María Izquierdo

Autorretrato, 1947

óleo/ tela

María Izquierdo produced some of her most memorable images in 1947, including at least two self-portraits. In this example, the figure is placed unusually low; Izquierdo often composed her portraits, whether of herself or of her sitters, so that the figure almost fills the entire frame. The position here gives greater prominence to the streaked blue and grey of the cloudy background. Yellow and ochre tones in the dress and face complement the range of blue tones in the sky, giving greater intensity to the hues. As Izquierdo noted in her "Credo artístico": "poseo una verdadera pasión por el color; es lo que más siento y lo que más me emociona de todas las cosas que existen." This austere painting is closely related to the nightmare scene in Sueño y presentimiento (1947; private collection), in which, in an uncanny doubling, the artist leans out of an empty window embrasure holding her own head by the hair. Although Sueño y presentimiento may not strictly speaking be a self-portrait, the expression of the artist in both paintings and her hairstyle with the distinctive yellow ribbons is similar. Unlike her other self-portrait of 1947 (Club de Industriales), a repainted version of a canvas originally done in 1939, this image is more austere: there are no necklace adornments and earrings, and she wears an extremely simple golden brown robe, which lacks collar or trimmings. The absence of decoration matches the rest of the painting, like the featureless landscape and gloomy sky. Self-portraits play an unusually dominant role in twentieth century Mexican painting, which would seem a counter trend to the muralist emphasis on public education and national history.

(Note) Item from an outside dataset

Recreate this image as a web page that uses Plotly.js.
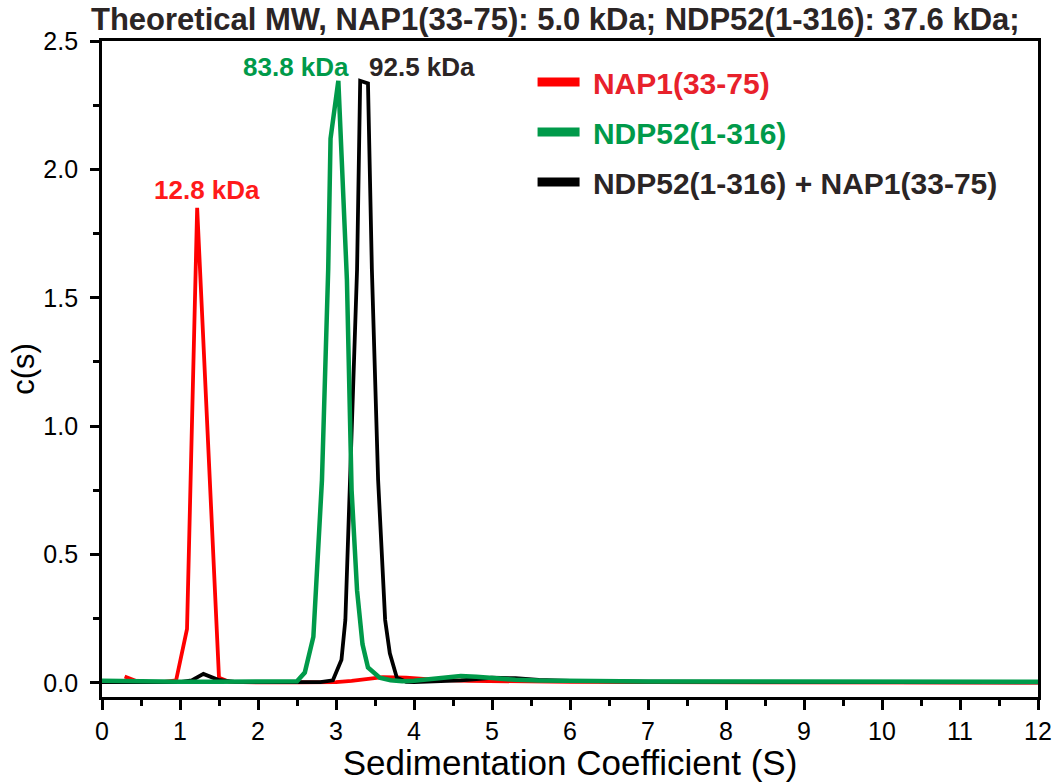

Artists have long used the genre of self-portrait as a mode of self-examination and expression but in Mexico its capacity as the vehicle for the imagination and the construction of identity gave it a new life. Curator Fernando Gamboa –a fellow student of María Izquierdo's at the Escuela de Bellas Artes in 1928- recognized this when he organized 45 autorretratos de pintores mexicanos in 1947 at the Palacio de Bellas Artes, in which Izquierdo participated. The historical dimension of the exhibition was also important for Izquierdo, who had a special interest in 19th century Mexican painting and whose portraits and self-portraits often acknowledge the strong personality of predecessors like José María Estrada.

Dawn Ades, Arte Moderno de México. Colección Andrés Blaisten, Mexico, Universidad Nacional Autónoma de México, 2005.